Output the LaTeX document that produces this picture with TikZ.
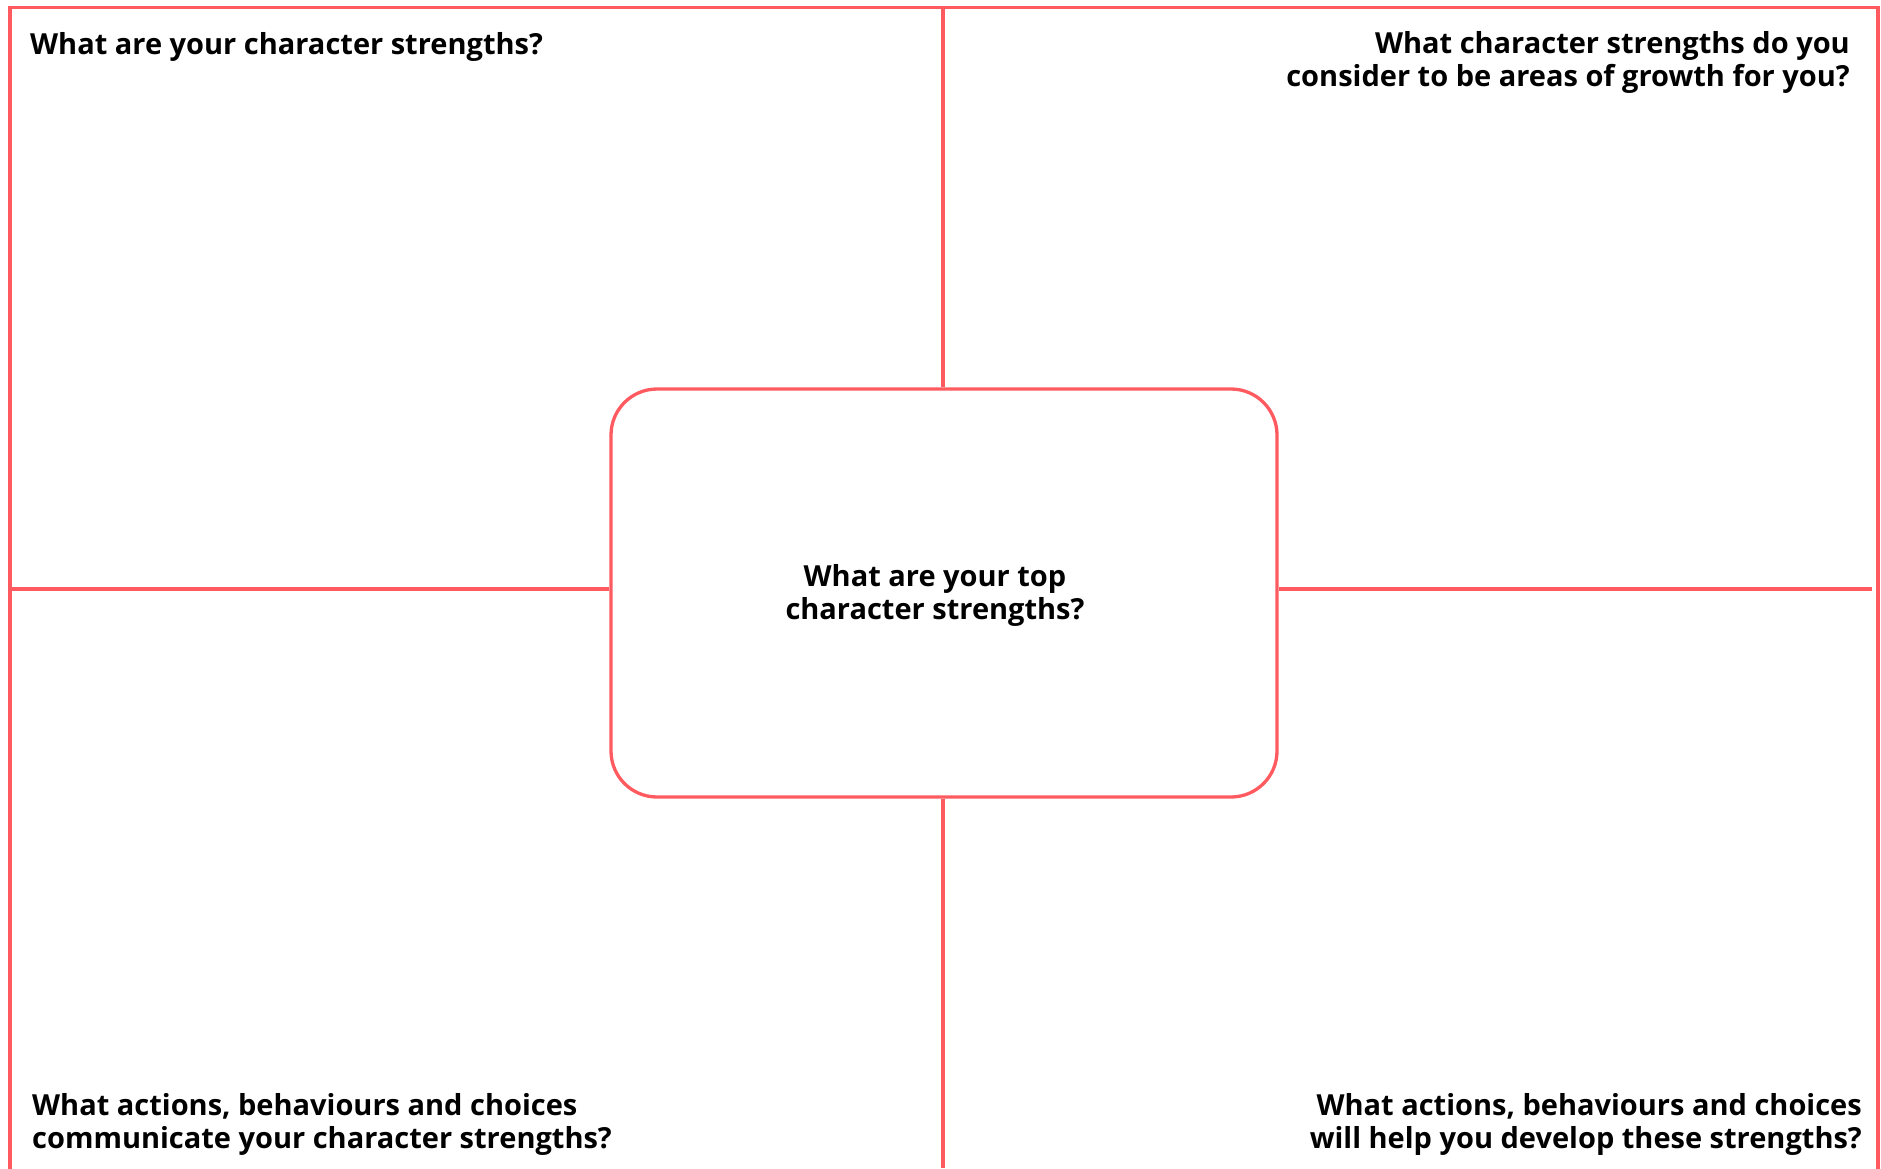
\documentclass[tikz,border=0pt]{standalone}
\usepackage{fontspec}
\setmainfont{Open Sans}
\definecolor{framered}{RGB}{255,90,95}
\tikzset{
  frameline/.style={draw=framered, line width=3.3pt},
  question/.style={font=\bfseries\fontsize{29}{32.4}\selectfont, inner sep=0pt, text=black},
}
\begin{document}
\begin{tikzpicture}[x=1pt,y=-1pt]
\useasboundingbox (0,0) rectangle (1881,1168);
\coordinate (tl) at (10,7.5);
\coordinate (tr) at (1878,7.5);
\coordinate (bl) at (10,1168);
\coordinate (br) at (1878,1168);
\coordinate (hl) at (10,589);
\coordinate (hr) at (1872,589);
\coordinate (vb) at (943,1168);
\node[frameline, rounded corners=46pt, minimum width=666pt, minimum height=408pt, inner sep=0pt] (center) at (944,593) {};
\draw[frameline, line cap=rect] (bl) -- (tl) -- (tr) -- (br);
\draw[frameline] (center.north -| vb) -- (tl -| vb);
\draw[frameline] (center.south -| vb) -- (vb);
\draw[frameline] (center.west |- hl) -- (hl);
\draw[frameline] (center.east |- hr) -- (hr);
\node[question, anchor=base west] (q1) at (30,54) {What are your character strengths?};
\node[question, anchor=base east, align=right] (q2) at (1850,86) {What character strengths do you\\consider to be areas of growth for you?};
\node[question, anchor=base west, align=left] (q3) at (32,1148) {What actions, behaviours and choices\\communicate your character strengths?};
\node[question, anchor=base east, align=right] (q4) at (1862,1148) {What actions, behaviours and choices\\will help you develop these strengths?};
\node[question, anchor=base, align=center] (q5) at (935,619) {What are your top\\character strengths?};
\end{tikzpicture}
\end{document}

......

TASK TO COMPLETE: Do not copy the pictures, but repeat every line exactly.

RESULT FOR THIS TASK:
Output the LaTeX document that produces this picture with TikZ.
\documentclass[tikz,border=0pt]{standalone}
\usepackage{fontspec}
\setmainfont{Open Sans}
\definecolor{framered}{RGB}{255,90,95}
\tikzset{
  frameline/.style={draw=framered, line width=3.3pt},
  question/.style={font=\bfseries\fontsize{29}{32.4}\selectfont, inner sep=0pt, text=black},
}
\begin{document}
\begin{tikzpicture}[x=1pt,y=-1pt]
\useasboundingbox (0,0) rectangle (1881,1168);
\coordinate (tl) at (10,7.5);
\coordinate (tr) at (1878,7.5);
\coordinate (bl) at (10,1168);
\coordinate (br) at (1878,1168);
\coordinate (hl) at (10,589);
\coordinate (hr) at (1872,589);
\coordinate (vb) at (943,1168);
\node[frameline, rounded corners=46pt, minimum width=666pt, minimum height=408pt, inner sep=0pt] (center) at (944,593) {};
\draw[frameline, line cap=rect] (bl) -- (tl) -- (tr) -- (br);
\draw[frameline] (center.north -| vb) -- (tl -| vb);
\draw[frameline] (center.south -| vb) -- (vb);
\draw[frameline] (center.west |- hl) -- (hl);
\draw[frameline] (center.east |- hr) -- (hr);
\node[question, anchor=base west] (q1) at (30,54) {What are your character strengths?};
\node[question, anchor=base east, align=right] (q2) at (1850,86) {What character strengths do you\\consider to be areas of growth for you?};
\node[question, anchor=base west, align=left] (q3) at (32,1148) {What actions, behaviours and choices\\communicate your character strengths?};
\node[question, anchor=base east, align=right] (q4) at (1862,1148) {What actions, behaviours and choices\\will help you develop these strengths?};
\node[question, anchor=base, align=center] (q5) at (935,619) {What are your top\\character strengths?};
\end{tikzpicture}
\end{document}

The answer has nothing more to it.